- [JOB]:
Return the lines from the one with "Write a component" through the one with "ReferenceLine, XAxis, YAxis", exactly as they appear and with no pictures.

- [A run of records]:
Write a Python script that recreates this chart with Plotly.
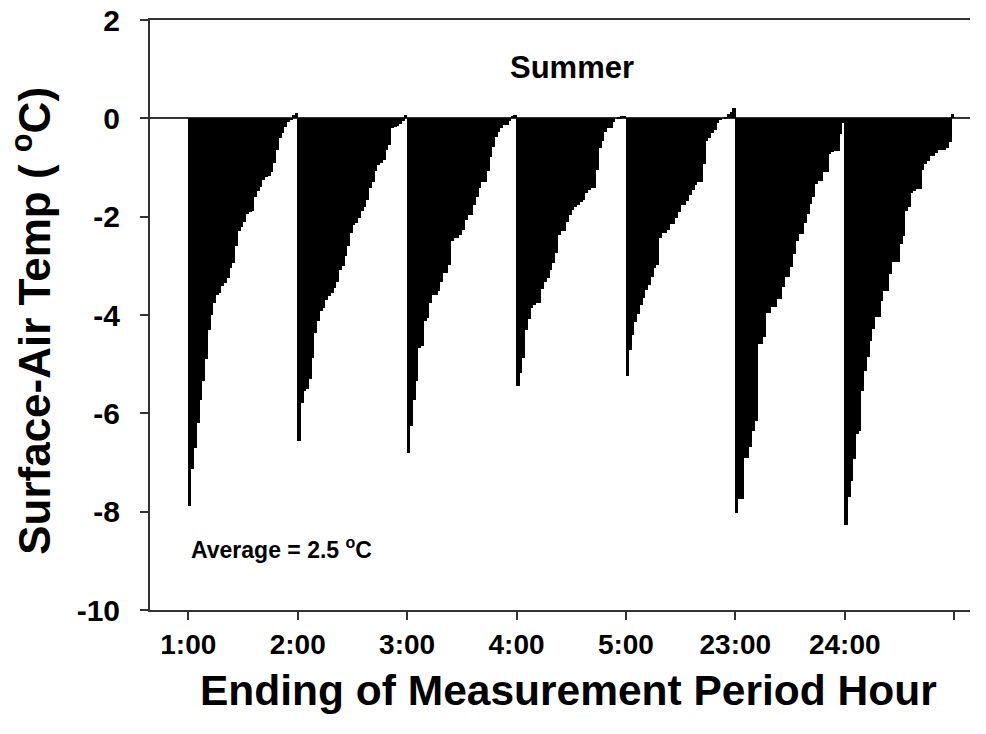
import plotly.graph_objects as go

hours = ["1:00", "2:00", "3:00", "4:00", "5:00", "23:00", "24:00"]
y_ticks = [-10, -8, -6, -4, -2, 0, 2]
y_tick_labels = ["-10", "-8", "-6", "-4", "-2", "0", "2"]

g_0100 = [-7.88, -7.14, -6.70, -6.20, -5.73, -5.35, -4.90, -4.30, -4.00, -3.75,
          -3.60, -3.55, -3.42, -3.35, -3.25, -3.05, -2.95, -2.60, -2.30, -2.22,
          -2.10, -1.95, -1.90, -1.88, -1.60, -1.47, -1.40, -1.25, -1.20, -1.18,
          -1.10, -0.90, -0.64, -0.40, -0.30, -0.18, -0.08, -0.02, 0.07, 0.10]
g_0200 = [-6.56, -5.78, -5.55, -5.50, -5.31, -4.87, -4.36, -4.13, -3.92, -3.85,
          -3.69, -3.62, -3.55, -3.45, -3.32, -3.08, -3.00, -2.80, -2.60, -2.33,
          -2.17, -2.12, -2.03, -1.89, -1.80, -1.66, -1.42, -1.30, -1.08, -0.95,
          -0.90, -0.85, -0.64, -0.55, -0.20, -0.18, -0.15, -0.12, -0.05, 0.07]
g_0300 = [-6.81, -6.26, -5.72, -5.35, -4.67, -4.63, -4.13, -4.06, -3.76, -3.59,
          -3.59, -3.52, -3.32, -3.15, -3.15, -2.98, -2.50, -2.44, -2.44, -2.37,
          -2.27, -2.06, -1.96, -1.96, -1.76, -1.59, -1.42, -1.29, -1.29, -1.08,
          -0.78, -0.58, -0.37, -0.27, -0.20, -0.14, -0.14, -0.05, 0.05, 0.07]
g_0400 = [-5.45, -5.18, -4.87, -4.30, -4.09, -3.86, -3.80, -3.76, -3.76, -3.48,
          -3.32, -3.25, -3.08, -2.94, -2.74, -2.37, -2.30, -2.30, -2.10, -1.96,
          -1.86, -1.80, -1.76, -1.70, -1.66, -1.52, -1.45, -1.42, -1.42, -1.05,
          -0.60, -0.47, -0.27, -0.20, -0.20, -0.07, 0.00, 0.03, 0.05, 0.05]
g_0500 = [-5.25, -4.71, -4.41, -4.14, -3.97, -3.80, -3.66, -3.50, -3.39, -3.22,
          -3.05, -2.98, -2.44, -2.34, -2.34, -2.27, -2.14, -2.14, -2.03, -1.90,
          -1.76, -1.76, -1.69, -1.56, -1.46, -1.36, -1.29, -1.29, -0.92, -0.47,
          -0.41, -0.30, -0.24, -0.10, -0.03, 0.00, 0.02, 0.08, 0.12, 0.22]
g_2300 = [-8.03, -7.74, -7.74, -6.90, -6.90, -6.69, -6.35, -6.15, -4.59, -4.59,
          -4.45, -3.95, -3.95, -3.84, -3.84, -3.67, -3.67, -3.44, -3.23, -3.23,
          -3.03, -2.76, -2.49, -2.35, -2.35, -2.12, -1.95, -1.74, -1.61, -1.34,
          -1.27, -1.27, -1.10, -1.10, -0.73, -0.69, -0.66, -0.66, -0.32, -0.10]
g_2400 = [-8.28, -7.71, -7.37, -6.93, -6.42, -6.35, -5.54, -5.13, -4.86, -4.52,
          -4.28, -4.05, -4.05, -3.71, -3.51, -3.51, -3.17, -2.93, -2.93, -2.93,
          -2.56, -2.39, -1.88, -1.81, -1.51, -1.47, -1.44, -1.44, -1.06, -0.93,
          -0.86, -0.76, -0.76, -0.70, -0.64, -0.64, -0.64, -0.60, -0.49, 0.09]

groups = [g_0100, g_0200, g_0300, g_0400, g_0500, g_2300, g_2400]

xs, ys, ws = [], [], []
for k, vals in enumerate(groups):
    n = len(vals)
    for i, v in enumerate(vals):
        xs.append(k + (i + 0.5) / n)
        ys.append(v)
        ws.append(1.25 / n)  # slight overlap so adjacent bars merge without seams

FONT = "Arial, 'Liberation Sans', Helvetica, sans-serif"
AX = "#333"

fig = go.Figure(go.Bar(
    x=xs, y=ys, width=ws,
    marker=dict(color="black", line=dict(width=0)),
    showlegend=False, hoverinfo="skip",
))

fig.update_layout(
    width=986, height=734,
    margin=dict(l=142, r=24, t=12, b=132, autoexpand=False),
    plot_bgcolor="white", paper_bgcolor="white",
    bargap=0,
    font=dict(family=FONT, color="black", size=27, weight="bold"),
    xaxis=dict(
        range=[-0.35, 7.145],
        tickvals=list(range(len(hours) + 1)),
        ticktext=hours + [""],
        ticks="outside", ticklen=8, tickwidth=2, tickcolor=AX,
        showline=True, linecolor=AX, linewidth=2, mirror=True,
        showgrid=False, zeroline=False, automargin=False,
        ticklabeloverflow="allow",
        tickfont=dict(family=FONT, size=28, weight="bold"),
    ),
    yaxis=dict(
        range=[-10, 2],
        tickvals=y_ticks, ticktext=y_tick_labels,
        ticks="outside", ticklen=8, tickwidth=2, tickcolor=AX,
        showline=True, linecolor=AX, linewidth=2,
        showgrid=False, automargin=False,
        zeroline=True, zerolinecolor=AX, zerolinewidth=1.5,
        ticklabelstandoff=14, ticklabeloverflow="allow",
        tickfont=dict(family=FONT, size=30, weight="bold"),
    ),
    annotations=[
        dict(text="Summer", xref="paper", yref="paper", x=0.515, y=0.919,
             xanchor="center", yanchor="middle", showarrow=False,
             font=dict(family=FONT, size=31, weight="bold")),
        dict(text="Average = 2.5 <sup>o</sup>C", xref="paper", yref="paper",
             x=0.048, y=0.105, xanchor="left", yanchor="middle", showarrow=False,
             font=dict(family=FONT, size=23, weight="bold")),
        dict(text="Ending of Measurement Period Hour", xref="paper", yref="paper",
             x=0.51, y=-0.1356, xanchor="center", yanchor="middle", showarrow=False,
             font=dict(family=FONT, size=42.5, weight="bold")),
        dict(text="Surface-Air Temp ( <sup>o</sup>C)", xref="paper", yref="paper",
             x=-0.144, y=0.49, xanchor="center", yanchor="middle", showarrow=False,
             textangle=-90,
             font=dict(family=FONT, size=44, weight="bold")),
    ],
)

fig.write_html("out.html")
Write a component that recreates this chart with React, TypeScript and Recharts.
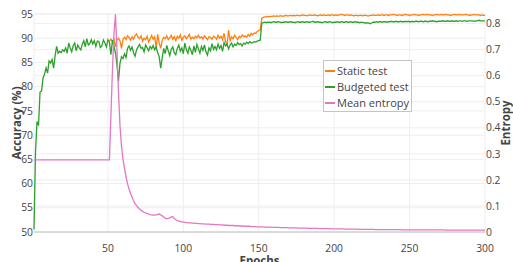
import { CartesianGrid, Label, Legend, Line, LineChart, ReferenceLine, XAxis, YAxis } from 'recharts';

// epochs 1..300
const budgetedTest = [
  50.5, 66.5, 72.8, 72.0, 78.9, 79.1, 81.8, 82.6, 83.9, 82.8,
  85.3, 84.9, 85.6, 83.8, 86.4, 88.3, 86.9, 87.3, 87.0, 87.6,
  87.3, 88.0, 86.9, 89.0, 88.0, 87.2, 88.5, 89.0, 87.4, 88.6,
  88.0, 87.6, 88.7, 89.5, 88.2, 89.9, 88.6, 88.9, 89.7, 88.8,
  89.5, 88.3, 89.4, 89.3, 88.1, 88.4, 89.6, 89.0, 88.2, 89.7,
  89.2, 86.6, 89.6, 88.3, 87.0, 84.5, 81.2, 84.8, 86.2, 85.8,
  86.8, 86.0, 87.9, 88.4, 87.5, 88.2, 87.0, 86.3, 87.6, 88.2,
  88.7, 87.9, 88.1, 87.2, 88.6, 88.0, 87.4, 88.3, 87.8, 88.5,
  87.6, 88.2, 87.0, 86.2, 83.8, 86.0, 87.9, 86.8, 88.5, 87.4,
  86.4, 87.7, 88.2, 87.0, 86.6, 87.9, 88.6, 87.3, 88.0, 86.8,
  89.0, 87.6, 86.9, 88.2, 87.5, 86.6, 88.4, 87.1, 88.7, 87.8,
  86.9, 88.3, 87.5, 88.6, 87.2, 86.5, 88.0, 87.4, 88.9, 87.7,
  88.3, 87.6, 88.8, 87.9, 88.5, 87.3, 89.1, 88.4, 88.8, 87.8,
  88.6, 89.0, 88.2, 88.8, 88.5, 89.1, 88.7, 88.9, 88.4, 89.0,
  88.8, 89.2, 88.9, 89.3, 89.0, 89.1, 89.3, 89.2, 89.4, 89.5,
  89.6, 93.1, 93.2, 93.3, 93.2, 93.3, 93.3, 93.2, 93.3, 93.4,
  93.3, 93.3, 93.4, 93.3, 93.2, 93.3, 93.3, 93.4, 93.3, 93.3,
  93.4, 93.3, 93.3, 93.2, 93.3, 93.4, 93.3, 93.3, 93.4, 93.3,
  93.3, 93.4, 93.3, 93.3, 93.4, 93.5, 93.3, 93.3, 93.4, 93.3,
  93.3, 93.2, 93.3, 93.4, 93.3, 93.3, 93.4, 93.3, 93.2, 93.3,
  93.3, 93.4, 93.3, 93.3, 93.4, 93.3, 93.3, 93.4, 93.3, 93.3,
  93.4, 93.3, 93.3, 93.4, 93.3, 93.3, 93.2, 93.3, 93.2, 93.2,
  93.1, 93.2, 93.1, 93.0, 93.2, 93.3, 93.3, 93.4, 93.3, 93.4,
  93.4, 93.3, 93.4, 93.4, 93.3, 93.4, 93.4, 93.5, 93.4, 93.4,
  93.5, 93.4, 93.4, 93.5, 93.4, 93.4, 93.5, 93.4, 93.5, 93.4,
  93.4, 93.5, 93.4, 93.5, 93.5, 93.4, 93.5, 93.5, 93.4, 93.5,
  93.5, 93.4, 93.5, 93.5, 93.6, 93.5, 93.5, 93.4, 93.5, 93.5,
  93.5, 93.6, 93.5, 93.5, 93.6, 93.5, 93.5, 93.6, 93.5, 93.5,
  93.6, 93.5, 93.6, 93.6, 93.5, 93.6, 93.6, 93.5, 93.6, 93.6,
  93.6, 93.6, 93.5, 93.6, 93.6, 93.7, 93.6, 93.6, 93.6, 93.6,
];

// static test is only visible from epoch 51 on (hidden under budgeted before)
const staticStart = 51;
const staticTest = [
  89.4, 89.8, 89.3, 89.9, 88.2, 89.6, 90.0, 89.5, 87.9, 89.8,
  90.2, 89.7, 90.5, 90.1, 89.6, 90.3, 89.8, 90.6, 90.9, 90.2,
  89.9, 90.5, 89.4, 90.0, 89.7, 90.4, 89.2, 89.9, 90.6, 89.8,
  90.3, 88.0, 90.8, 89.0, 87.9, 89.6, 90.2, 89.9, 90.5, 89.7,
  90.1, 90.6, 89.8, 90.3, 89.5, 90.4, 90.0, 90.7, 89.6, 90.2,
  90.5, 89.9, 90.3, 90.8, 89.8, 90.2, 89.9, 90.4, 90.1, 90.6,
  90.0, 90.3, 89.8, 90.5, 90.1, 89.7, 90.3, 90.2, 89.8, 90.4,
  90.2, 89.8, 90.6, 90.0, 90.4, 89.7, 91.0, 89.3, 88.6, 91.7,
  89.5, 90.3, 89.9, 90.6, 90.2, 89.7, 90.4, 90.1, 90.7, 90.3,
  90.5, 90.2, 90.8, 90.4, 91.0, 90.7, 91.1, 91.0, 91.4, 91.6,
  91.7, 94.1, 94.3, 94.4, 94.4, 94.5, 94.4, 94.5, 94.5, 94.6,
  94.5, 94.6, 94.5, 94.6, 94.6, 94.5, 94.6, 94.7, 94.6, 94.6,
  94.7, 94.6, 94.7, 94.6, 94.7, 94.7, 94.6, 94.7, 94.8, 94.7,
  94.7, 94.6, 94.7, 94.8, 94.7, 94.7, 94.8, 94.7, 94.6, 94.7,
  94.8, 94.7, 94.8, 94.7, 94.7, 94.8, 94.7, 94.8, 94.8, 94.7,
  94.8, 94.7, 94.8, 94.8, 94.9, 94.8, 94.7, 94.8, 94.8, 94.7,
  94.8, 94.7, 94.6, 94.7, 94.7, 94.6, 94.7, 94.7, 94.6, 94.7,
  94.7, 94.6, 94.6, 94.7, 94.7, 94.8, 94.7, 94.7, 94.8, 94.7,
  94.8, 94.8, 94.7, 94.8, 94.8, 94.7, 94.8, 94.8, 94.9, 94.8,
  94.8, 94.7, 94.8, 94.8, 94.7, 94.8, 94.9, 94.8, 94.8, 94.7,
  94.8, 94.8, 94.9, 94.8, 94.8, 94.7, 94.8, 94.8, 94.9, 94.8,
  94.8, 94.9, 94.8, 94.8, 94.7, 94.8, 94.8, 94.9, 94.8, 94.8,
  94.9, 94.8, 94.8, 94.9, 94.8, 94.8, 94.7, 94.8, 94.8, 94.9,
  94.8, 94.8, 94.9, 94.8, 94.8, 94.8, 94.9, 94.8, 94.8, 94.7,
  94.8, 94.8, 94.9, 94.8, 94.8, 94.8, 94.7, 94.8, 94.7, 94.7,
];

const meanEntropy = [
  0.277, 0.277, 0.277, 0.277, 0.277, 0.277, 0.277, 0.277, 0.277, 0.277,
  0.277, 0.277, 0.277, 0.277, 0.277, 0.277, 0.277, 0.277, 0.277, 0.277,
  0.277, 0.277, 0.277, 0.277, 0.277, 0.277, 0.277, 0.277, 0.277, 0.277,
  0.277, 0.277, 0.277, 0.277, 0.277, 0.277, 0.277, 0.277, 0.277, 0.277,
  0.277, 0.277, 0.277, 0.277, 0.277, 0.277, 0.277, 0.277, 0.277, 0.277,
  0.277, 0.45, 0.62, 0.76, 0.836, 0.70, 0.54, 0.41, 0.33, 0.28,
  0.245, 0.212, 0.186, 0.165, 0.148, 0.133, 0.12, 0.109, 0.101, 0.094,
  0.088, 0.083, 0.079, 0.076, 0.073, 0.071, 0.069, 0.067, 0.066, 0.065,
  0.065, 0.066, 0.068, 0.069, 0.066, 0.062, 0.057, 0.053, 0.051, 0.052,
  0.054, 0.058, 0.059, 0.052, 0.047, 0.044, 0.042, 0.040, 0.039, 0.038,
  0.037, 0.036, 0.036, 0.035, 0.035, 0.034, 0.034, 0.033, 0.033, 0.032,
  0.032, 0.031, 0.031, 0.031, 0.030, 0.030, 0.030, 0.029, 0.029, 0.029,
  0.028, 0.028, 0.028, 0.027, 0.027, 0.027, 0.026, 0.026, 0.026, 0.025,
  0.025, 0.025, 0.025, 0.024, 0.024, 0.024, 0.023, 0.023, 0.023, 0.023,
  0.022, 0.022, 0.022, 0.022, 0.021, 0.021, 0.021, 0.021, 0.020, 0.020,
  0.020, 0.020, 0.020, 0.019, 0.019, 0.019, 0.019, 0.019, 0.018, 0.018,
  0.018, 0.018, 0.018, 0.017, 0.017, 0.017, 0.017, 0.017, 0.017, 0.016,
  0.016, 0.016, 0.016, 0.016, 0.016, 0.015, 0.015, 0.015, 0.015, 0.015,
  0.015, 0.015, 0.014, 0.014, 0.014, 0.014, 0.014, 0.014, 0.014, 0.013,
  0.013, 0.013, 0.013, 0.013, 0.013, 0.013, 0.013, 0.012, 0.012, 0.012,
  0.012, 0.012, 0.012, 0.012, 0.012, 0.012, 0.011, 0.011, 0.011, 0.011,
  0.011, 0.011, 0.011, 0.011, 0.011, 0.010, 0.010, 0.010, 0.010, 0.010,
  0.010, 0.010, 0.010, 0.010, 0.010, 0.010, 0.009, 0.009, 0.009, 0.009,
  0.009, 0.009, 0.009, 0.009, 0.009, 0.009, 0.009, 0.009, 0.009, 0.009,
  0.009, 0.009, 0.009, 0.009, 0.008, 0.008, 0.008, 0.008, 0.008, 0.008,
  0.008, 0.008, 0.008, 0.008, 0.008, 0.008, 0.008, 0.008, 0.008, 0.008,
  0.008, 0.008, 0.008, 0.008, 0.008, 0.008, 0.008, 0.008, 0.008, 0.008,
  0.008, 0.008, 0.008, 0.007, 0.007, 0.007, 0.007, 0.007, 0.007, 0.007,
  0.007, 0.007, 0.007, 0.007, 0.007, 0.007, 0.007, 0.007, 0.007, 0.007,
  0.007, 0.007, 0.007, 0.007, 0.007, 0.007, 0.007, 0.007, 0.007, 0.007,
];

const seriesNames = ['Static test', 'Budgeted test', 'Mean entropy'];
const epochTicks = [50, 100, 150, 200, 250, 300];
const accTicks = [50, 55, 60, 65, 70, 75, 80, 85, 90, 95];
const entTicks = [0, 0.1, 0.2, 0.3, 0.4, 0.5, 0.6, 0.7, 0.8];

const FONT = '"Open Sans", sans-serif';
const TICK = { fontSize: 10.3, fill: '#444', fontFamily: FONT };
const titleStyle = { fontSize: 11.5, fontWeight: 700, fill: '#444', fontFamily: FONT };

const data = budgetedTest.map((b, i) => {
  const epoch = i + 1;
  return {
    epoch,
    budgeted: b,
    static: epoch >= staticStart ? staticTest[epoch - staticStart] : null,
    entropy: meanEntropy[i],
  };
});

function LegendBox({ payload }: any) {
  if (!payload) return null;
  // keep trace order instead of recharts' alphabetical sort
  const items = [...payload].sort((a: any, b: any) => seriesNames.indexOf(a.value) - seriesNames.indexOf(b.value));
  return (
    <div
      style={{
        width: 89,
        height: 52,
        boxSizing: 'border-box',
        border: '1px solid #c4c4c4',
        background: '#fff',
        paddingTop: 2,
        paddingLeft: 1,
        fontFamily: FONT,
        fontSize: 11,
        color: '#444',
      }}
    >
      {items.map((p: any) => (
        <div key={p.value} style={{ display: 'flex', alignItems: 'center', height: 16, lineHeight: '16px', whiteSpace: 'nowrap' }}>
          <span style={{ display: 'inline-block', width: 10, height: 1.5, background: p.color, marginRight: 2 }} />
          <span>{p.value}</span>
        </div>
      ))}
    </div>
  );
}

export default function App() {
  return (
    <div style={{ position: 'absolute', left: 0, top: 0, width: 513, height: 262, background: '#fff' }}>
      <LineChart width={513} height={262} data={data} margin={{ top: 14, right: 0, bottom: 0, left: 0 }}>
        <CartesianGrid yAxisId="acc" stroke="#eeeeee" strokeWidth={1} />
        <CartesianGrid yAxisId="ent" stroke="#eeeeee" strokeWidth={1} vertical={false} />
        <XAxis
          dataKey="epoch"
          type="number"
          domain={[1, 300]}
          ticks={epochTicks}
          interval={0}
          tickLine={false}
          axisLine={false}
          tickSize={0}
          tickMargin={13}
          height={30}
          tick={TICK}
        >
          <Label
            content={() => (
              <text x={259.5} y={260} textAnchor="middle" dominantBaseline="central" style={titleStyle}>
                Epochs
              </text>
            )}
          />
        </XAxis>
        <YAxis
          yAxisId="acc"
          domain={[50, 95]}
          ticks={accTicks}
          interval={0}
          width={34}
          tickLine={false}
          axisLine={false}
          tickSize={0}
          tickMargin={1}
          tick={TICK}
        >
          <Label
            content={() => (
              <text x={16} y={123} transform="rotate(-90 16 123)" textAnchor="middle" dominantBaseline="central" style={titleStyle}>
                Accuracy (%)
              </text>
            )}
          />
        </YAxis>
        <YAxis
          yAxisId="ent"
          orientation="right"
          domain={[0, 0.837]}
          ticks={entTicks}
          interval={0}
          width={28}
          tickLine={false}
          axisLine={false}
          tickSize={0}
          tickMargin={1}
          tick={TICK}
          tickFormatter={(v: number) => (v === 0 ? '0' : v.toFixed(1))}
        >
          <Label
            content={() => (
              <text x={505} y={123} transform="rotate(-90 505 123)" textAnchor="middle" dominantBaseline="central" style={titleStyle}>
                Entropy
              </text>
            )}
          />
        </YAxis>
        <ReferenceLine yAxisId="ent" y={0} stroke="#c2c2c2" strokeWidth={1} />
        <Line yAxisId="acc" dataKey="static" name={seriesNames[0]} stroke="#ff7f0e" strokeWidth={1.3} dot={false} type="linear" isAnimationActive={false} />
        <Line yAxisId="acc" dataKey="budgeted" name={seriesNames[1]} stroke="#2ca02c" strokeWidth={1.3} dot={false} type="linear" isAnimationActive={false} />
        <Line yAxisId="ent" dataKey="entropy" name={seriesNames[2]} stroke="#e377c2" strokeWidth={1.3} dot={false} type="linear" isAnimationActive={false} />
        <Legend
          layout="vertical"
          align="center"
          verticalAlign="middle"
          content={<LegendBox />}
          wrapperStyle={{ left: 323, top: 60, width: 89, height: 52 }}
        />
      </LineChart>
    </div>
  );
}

- [RESULT BELOW]:
Write a component that recreates this chart with React, TypeScript and Recharts.
import { CartesianGrid, Label, Legend, Line, LineChart, ReferenceLine, XAxis, YAxis } from 'recharts';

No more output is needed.